My biggest patient was 133 pounds.  Thank goodness she was not in heat!  My smallest was the little guy above at 4.5 pounds.  Everyone played nicely and I nary saw tooth or nail.

Dr. Workman, my mentor of 35 years.

The Animal Clinic is a bustling place ... organized chaos at times.  The team came together, though, and worked fluidly throughout the day, ensuring a smooth operation and TLC to all patients.  Dr.
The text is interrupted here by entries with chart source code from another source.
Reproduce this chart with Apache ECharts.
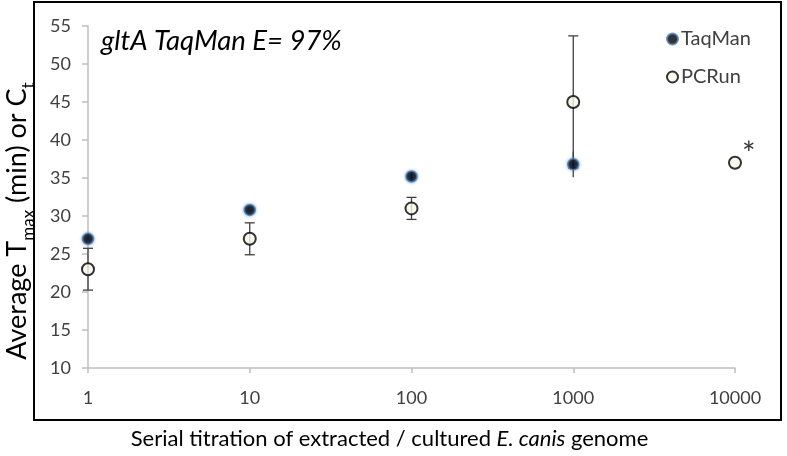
<!DOCTYPE html>
<html>
<head>
<meta charset="utf-8">
<script src="https://cdn.jsdelivr.net/npm/echarts@6/dist/echarts.min.js"></script>
<style>html,body{margin:0;padding:0;background:#fff}#c{width:787px;height:456px}</style>
</head>
<body>
<div id="c"></div>
<script>
// ---- data ----
const dilutions = [1, 10, 100, 1000, 10000];
const taqmanMean = [27.0, 30.8, 35.2, 36.8, null];
const taqmanErr = [0, 0, 0.6, 1.7, null];
const pcrunMean = [23.0, 27.0, 31.0, 45.0, 37.0];
const pcrunErr = [2.75, 2.1, 1.45, 8.7, 0];
const pcrunNote = ['', '', '', '', '*'];
const yTicks = [10, 15, 20, 25, 30, 35, 40, 45, 50, 55];
const seriesNames = ['TaqMan', 'PCRun'];
const annotation = 'gltA TaqMan E= 97%';

const FONT = 'Lato';
const chart = echarts.init(document.getElementById('c'), null, {renderer: 'canvas'});

function errData(means, errs) {
  const out = [];
  dilutions.forEach((x, i) => {
    if (means[i] != null && errs[i]) out.push([x, means[i] - errs[i], means[i] + errs[i]]);
  });
  return out;
}
function errRender(capW) {
  return function (params, api) {
    const x = api.value(0);
    const lo = api.coord([x, api.value(1)]);
    const hi = api.coord([x, api.value(2)]);
    const style = {stroke: '#404040', lineWidth: 1.3};
    const children = [{type: 'line', shape: {x1: lo[0], y1: lo[1], x2: hi[0], y2: hi[1]}, style}];
    if (capW > 0) {
      children.push({type: 'line', shape: {x1: lo[0] - capW, y1: lo[1], x2: lo[0] + capW, y2: lo[1]}, style});
      children.push({type: 'line', shape: {x1: hi[0] - capW, y1: hi[1], x2: hi[0] + capW, y2: hi[1]}, style});
    }
    return {type: 'group', children};
  };
}

const option = {
  animation: false,
  backgroundColor: '#fff',
  textStyle: {fontFamily: FONT},
  grid: {left: 88, right: 52, top: 26, bottom: 88, containLabel: false, outerBoundsMode: 'none'},
  graphic: [
    {type: 'rect', shape: {x: 34, y: 2, width: 747, height: 418}, style: {fill: 'none', stroke: '#000', lineWidth: 2}, z: 100},
    {type: 'text', left: 101, top: 28, style: {text: annotation, font: 'italic 27.5px ' + FONT, fill: '#000'}}
  ],
  legend: {
    data: seriesNames.map(n => ({name: n, icon: 'circle'})),
    orient: 'vertical', left: 661, top: 24, itemGap: 18, itemWidth: 11, itemHeight: 11,
    textStyle: {fontFamily: FONT, fontSize: 20, color: '#404040', padding: [0, 0, 0, -2]}
  },
  xAxis: {
    type: 'log', logBase: 10, min: 1, max: 10000,
    axisLine: {lineStyle: {color: '#bfbfbf', width: 1.5}},
    axisTick: {show: true, length: 5, lineStyle: {color: '#bfbfbf', width: 1.5}},
    splitLine: {show: false},
    axisLabel: {fontFamily: FONT, fontSize: 18, color: '#404040', margin: 21, formatter: v => String(v)},
    name: 'Serial titration of extracted / cultured {i|E. canis} genome',
    nameLocation: 'middle', nameGap: 60,
    nameTextStyle: {fontFamily: FONT, fontSize: 22, color: '#000', padding: [0, 44, 0, 0],
      rich: {i: {fontFamily: FONT, fontSize: 22, fontStyle: 'italic', color: '#000'}}}
  },
  yAxis: {
    type: 'value', min: yTicks[0], max: yTicks[yTicks.length - 1], interval: 5,
    axisLine: {show: true, lineStyle: {color: '#bfbfbf', width: 1.5}},
    axisTick: {show: true, length: 6, lineStyle: {color: '#bfbfbf', width: 1.5}},
    splitLine: {show: false},
    axisLabel: {fontFamily: FONT, fontSize: 18, color: '#404040', margin: 17},
    name: '{a|Average T}{s|max}{a| (min) or C}{s|t}',
    nameLocation: 'middle', nameGap: 51,
    nameTextStyle: {
      padding: [0, 48, 0, 0],
      rich: {
        a: {fontFamily: FONT, fontSize: 27, color: '#000', verticalAlign: 'bottom', padding: [0, 0, 6, 0]},
        s: {fontFamily: FONT, fontSize: 17, color: '#000', verticalAlign: 'bottom'}
      }
    }
  },
  series: [
    {type: 'custom', name: 'err1', renderItem: errRender(0), data: errData(taqmanMean, taqmanErr), z: 1, silent: true},
    {type: 'custom', name: 'err2', renderItem: errRender(5), data: errData(pcrunMean, pcrunErr), z: 1, silent: true},
    {
      type: 'scatter', name: seriesNames[0], symbol: 'circle', symbolSize: 11, z: 3,
      itemStyle: {color: '#000', borderColor: '#4f81bd', borderWidth: 1.5, shadowBlur: 3, shadowColor: 'rgba(79,129,189,0.8)'},
      data: dilutions.map((x, i) => taqmanMean[i] == null ? null : [x, taqmanMean[i]]).filter(d => d)
    },
    {
      type: 'scatter', name: seriesNames[1], symbol: 'circle', symbolSize: 12, z: 4,
      itemStyle: {color: '#f7f7ea', borderColor: '#000', borderWidth: 2},
      label: {show: true, position: 'right', distance: 0, offset: [0, -8], fontFamily: FONT, fontSize: 32, color: '#000',
        formatter: p => pcrunNote[p.dataIndex]},
      data: dilutions.map((x, i) => [x, pcrunMean[i]])
    }
  ]
};
chart.setOption(option);
</script>
</body>
</html>
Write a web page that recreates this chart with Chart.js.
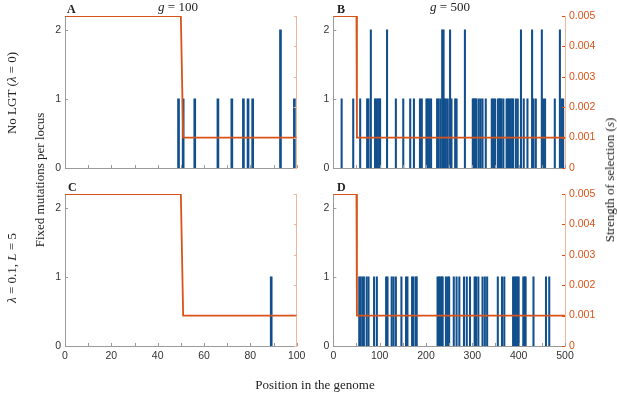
<!DOCTYPE html>
<html>
<head>
<meta charset="utf-8">
<script src="https://cdn.jsdelivr.net/npm/chart.js@4/dist/chart.umd.min.js"></script>
<style>
  body { margin: 0; background: #fff; }
  #wrap { position: relative; width: 617px; height: 395px; overflow: hidden; font-family: "Liberation Serif", serif; color: #222; }
  #wrap canvas { position: absolute; left: 0; top: 0; }
  .lbl { position: absolute; font-size: 13px; white-space: nowrap; }
  .rot { transform: translate(-50%, -50%) rotate(-90deg); }
  .ctr { transform: translate(-50%, -50%); }
  .letter { position: absolute; font-weight: bold; font-size: 12px; }
</style>
</head>
<body>
<div id="wrap">
  <canvas id="cA" width="617" height="395"></canvas>
  <canvas id="cB" width="617" height="395"></canvas>
  <canvas id="cC" width="617" height="395"></canvas>
  <canvas id="cD" width="617" height="395"></canvas>

  <div class="lbl ctr" style="left:178px; top:7px;"><i>g</i> = 100</div>
  <div class="lbl ctr" style="left:450px; top:7px;"><i>g</i> = 500</div>
  <div class="letter" style="left:67px; top:2px;">A</div>
  <div class="letter" style="left:337px; top:2px;">B</div>
  <div class="letter" style="left:68px; top:180px;">C</div>
  <div class="letter" style="left:337px; top:180px;">D</div>
  <div class="lbl rot" style="left:12px; top:93px;">No LGT (<i>λ</i> = 0)</div>
  <div class="lbl rot" style="left:12px; top:268px;"><i>λ</i> = 0.1, <i>L</i> = 5</div>
  <div class="lbl rot" style="left:40px; top:180px;">Fixed mutations per locus</div>
  <div class="lbl rot" style="left:610px; top:180px;">Strength of selection (<i>s</i>)</div>
  <div class="lbl ctr" style="left:315px; top:385px;">Position in the genome</div>
</div>

<script>
// --- DATA ---
// panel A: g = 100, no LGT
const aPos   = [49, 51, 56, 66, 72, 77, 79, 81, 93, 99];
const aCount = [1, 1, 1, 1, 1, 1, 1, 1, 2, 1];

// panel B: g = 500, no LGT
const bPos = [18, 43, 58, 73, 76, 81, 90, 93, 96, 99, 101, 116, 135, 151, 166, 174, 187, 191,
  201, 204, 207, 211, 224, 227, 231, 235, 238, 240, 243, 247, 252, 255, 263, 266, 284,
  301, 303, 305, 307, 309, 314, 318, 322, 329, 342, 345, 349, 355, 358, 360, 363, 367,
  374, 377, 380, 383, 386, 388, 394, 398, 405, 411, 419, 429, 432, 437, 450, 453, 457,
  478, 489, 493, 496];
const bCount = [1, 1, 1, 1, 1, 2, 1, 1, 1, 1, 1, 2, 1, 1, 1, 1, 1, 1,
  1, 1, 1, 1, 1, 1, 1, 2, 2, 1, 1, 1, 2, 1, 1, 1, 2,
  1, 1, 1, 1, 1, 1, 1, 1, 1, 1, 1, 1, 1, 1, 1, 1, 1,
  1, 1, 1, 1, 1, 1, 1, 1, 2, 1, 1, 2, 1, 1, 2, 1, 1,
  1, 2, 1, 1];

// panel C: g = 100, lambda = 0.1
const cPos   = [89];
const cCount = [1];

// panel D: g = 500, lambda = 0.1 (all single fixations)
const dPos = [56, 59, 63, 66, 72, 76, 88, 94, 114, 117, 126, 130, 135, 147, 157, 160, 170, 173,
  178, 180, 225, 228, 231, 234, 236, 243, 247, 250, 260, 266, 272, 282, 288, 295, 305, 308,
  313, 322, 327, 332, 355, 364, 369, 388, 391, 394, 397, 400, 410, 413, 415, 432, 459, 466];
const dCount = dPos.map(() => 1);

// selection strength profile (s): strong region at the start, weak elsewhere
const selPosSmall = [0, 50, 51, 100];
const selPosLarge = [0, 50, 51, 500];
const selValues   = [0.005, 0.005, 0.001, 0.001];

// axis ticks
const countTicks = [0, 1, 2];
const selTicks   = [0, 0.001, 0.002, 0.003, 0.004, 0.005];

// --- STYLE ---
const BAR = '#114f8d';
const ORANGE = '#d95319';
const PALE = '#f2b59b';
const GREY = '#9a9a9a';

Chart.defaults.font.family = '"Liberation Sans", Arial, sans-serif';
Chart.defaults.font.size = 10.5;
Chart.defaults.color = '#333';

// MATLAB-style inward tick marks
const inwardTicks = {
  id: 'inwardTicks',
  afterDatasetsDraw(chart) {
    const ctx = chart.ctx;
    const area = chart.chartArea;
    const { x, y, y2 } = chart.scales;
    ctx.save();
    ctx.lineWidth = 1;
    ctx.strokeStyle = GREY;
    ctx.beginPath();
    x.ticks.forEach(t => {
      const px = Math.round(x.getPixelForValue(t.value)) + 0.5;
      ctx.moveTo(px, area.bottom); ctx.lineTo(px, area.bottom - 3);
    });
    y.ticks.forEach(t => {
      const py = Math.round(y.getPixelForValue(t.value)) + 0.5;
      ctx.moveTo(area.left, py); ctx.lineTo(area.left + 3, py);
    });
    ctx.stroke();
    ctx.strokeStyle = chart.options.showSel ? ORANGE : PALE;
    ctx.beginPath();
    y2.ticks.forEach(t => {
      const py = Math.round(y2.getPixelForValue(t.value)) + 0.5;
      ctx.moveTo(area.right, py); ctx.lineTo(area.right - 3, py);
    });
    ctx.stroke();
    ctx.restore();
  }
};

function makePanel(id, cfg) {
  const bars = cfg.pos.map((p, i) => ({ x: p, y: cfg.count[i] }));
  const sel = cfg.selPos.map((p, i) => ({ x: p, y: selValues[i] }));
  return new Chart(document.getElementById(id), {
    type: 'bar',
    data: {
      datasets: [
        {
          type: 'line', data: sel, yAxisID: 'y2',
          borderColor: ORANGE, borderWidth: 1.8, pointRadius: 0, tension: 0
        },
        {
          data: bars, yAxisID: 'y',
          backgroundColor: BAR, barThickness: cfg.barW, grouped: false
        }
      ]
    },
    options: {
      responsive: false,
      animation: false,
      devicePixelRatio: 1,
      showSel: cfg.showSel,
      layout: { padding: cfg.pad },
      plugins: { legend: { display: false }, tooltip: { enabled: false } },
      scales: {
        x: {
          type: 'linear', min: 0, max: cfg.xMax, offset: false,
          grid: { display: false, drawTicks: false },
          border: { color: GREY },
          ticks: {
            stepSize: cfg.xStep, padding: 4, maxRotation: 0, autoSkip: false,
            callback: v => (cfg.xLabels && v % cfg.xLabelStep === 0) ? String(v) : ''
          },
          afterFit: s => { s.height = 20; }
        },
        y: {
          position: 'left', min: 0, max: 2.2,
          grid: { display: false, drawTicks: false },
          border: { color: GREY },
          ticks: { stepSize: 1, includeBounds: false, padding: 4 },
          afterBuildTicks: s => { s.ticks = countTicks.map(v => ({ value: v })); },
          afterFit: s => { s.width = 30; }
        },
        y2: {
          position: 'right', min: 0, max: 0.005,
          grid: { display: false, drawTicks: false },
          border: { color: PALE },
          ticks: {
            display: cfg.showSel, color: ORANGE, padding: 4,
            callback: v => v === 0 ? '0' : v.toFixed(3)
          },
          afterBuildTicks: s => { s.ticks = selTicks.map(v => ({ value: v })); },
          afterFit: s => { s.width = cfg.showSel ? 40 : 0; }
        }
      }
    },
    plugins: [inwardTicks]
  });
}

// plot areas: A/C x 65..296.7, B/D x 333.3..565; top row y 16..168, bottom row y 194..346
makePanel('cA', {
  pos: aPos, count: aCount, selPos: selPosSmall, xMax: 100, xStep: 10, xLabelStep: 20,
  xLabels: false, showSel: false, barW: 2,
  pad: { left: 35, right: 320.3, top: 16, bottom: 207 }
});
makePanel('cB', {
  pos: bPos, count: bCount, selPos: selPosLarge, xMax: 500, xStep: 50, xLabelStep: 100,
  xLabels: false, showSel: true, barW: 1.4,
  pad: { left: 303.3, right: 12, top: 16, bottom: 207 }
});
makePanel('cC', {
  pos: cPos, count: cCount, selPos: selPosSmall, xMax: 100, xStep: 10, xLabelStep: 20,
  xLabels: true, showSel: false, barW: 2,
  pad: { left: 35, right: 320.3, top: 194, bottom: 29 }
});
makePanel('cD', {
  pos: dPos, count: dCount, selPos: selPosLarge, xMax: 500, xStep: 50, xLabelStep: 100,
  xLabels: true, showSel: true, barW: 1.4,
  pad: { left: 303.3, right: 12, top: 194, bottom: 29 }
});
</script>
</body>
</html>
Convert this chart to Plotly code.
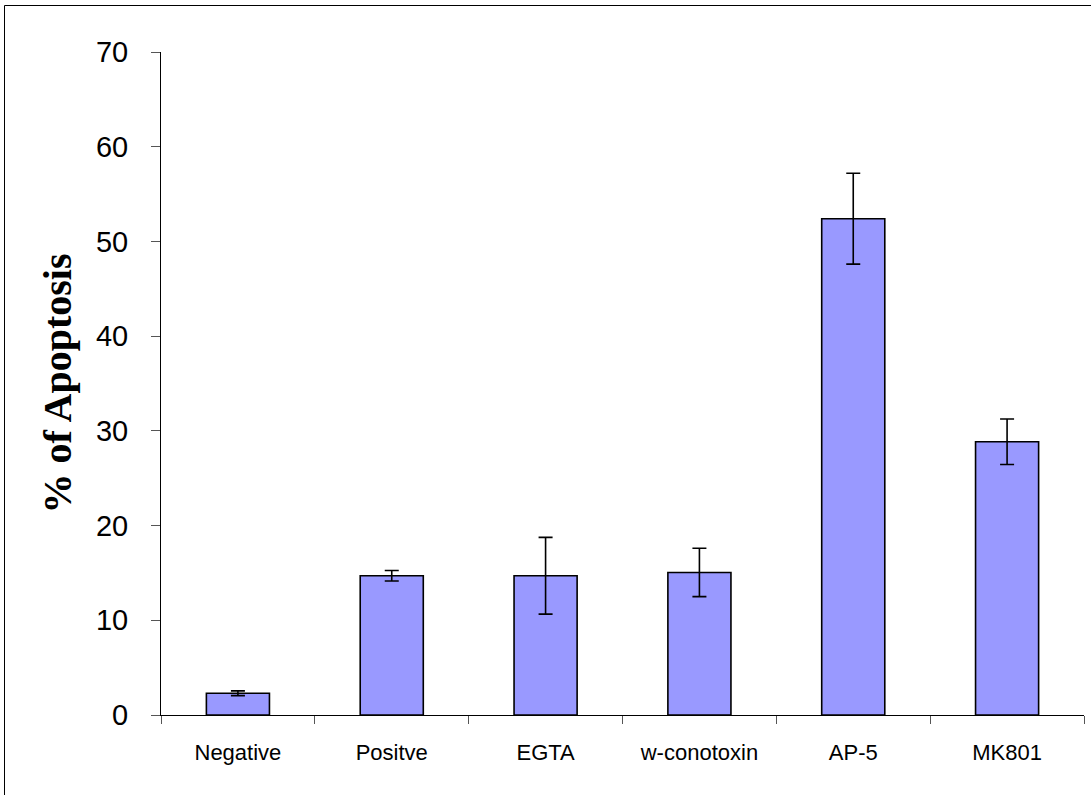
import plotly.graph_objects as go

# Treatment groups and measured apoptosis (%), with error-bar half-widths
groups = ["Negative", "Positve", "EGTA", "w-conotoxin", "AP-5", "MK801"]
apoptosis = [2.3, 14.7, 14.7, 15.05, 52.4, 28.85]
error = [0.25, 0.55, 4.05, 2.55, 4.8, 2.4]
y_ticks = [0, 10, 20, 30, 40, 50, 60, 70]

W, H = 1091, 795
L, R, T, B = 161, 7, 52, 80
pw, ph = W - L - R, H - T - B

fig = go.Figure(
    go.Bar(
        x=groups,
        y=apoptosis,
        width=0.41,
        marker=dict(color="#9999FF", line=dict(color="black", width=1.6)),
        error_y=dict(type="data", array=error, visible=True,
                     color="black", thickness=1.6, width=7),
    )
)

fig.update_layout(
    width=W,
    height=H,
    margin=dict(l=L, r=R, t=T, b=B),
    paper_bgcolor="white",
    plot_bgcolor="white",
    showlegend=False,
    font=dict(family="Liberation Sans, Arial, sans-serif", color="black"),
)

fig.update_xaxes(
    type="category",
    tickson="boundaries",
    ticks="outside",
    ticklen=8,
    tickcolor="#555",
    tickwidth=1,
    showline=True,
    linecolor="black",
    linewidth=1,
    showgrid=False,
    tickfont=dict(size=22),
    ticklabelstandoff=18,
)

fig.update_yaxes(
    range=[0, 70],
    tickvals=y_ticks,
    ticks="outside",
    ticklen=9,
    tickcolor="#555",
    tickwidth=1,
    showline=True,
    linecolor="black",
    linewidth=1,
    showgrid=False,
    zeroline=False,
    tickfont=dict(size=29),
    ticklabelstandoff=17,
    title=dict(
        text="<b>% of Apoptosis</b>",
        font=dict(family="Liberation Serif, Times New Roman, serif", size=40),
        standoff=11,
    ),
)

# Outer frame around the chart (open at the right and bottom edges)
def px_to_paper_x(px):
    return (px - L) / pw

def px_to_paper_y(py):
    return (H - B - py) / ph

fig.add_shape(
    type="rect",
    xref="paper", yref="paper",
    x0=px_to_paper_x(4.5), x1=px_to_paper_x(W + 5),
    y0=px_to_paper_y(H + 5), y1=px_to_paper_y(5.5),
    line=dict(color="black", width=1),
    fillcolor="rgba(0,0,0,0)",
    layer="below",
)

fig.write_html("out.html")
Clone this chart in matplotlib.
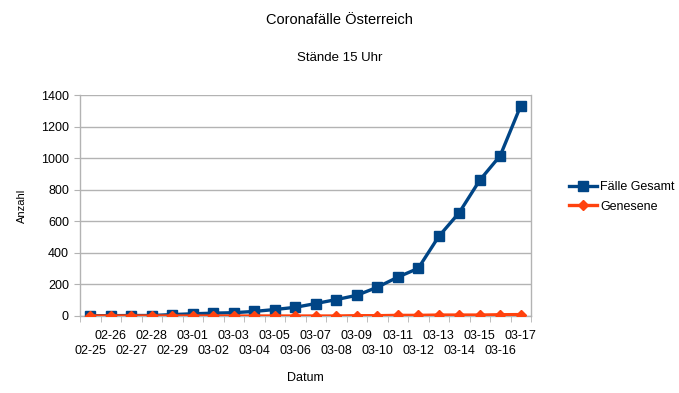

Workman, one of the owners, also donated his time in assisting me.  Sarah and Nakeya put their multi tasking skills to the test, helping me out, as well as taking care of their usual Thursday duties.  From the front office staff to the kennel help, everyone contributed to the cause.  I cannot thank them enough. 

And to you all out there in Athens, Tn and social media land.  Thanks to you I have raised $1200.  In addition, 3 major drug companies have donated more than $2000 in vaccines and flea/tick products.  With this, I am estimating that I will be able to have at least 5 more free clinic days in the future.

Rescue Racing, my new team for 2018.

I must also give a huge shout out to Anthony Hergert, the founder of Rescue Racing.  I first ran into him ... or was it that I passed him ... at the 2015 Iron Mountain 100K mountain bike race.  I remember seeing the words "spay," "neuter," adopt don't shop," and "microchip your pet" on the jersey.  And bonus points for just how cool it looked.  I told myself that I needed to hook up with this racer and see what his story was.

Anthony and I talked a bit after the race.  The team's mission was to raise awareness for spay/neuter, microchipping, and animal rescue in North Georgia.  Members joined to give, not to receive.  It was not about being entitled to deep discounts on bikes and free race entries.  It was about the members could do for those without a voice.  I was intrigued ... and a bit envious.  Little did I know that three years later, I would be on this amazing team.  And the team has since expanded from the North Georgia mountains to include almost 100 members in 10+ states!

So thanks Twan!  I may have kicked your ass on that hellacious fire road climb midway through the race , but you gave me a "kick in the pants" to pay it forward in 2018.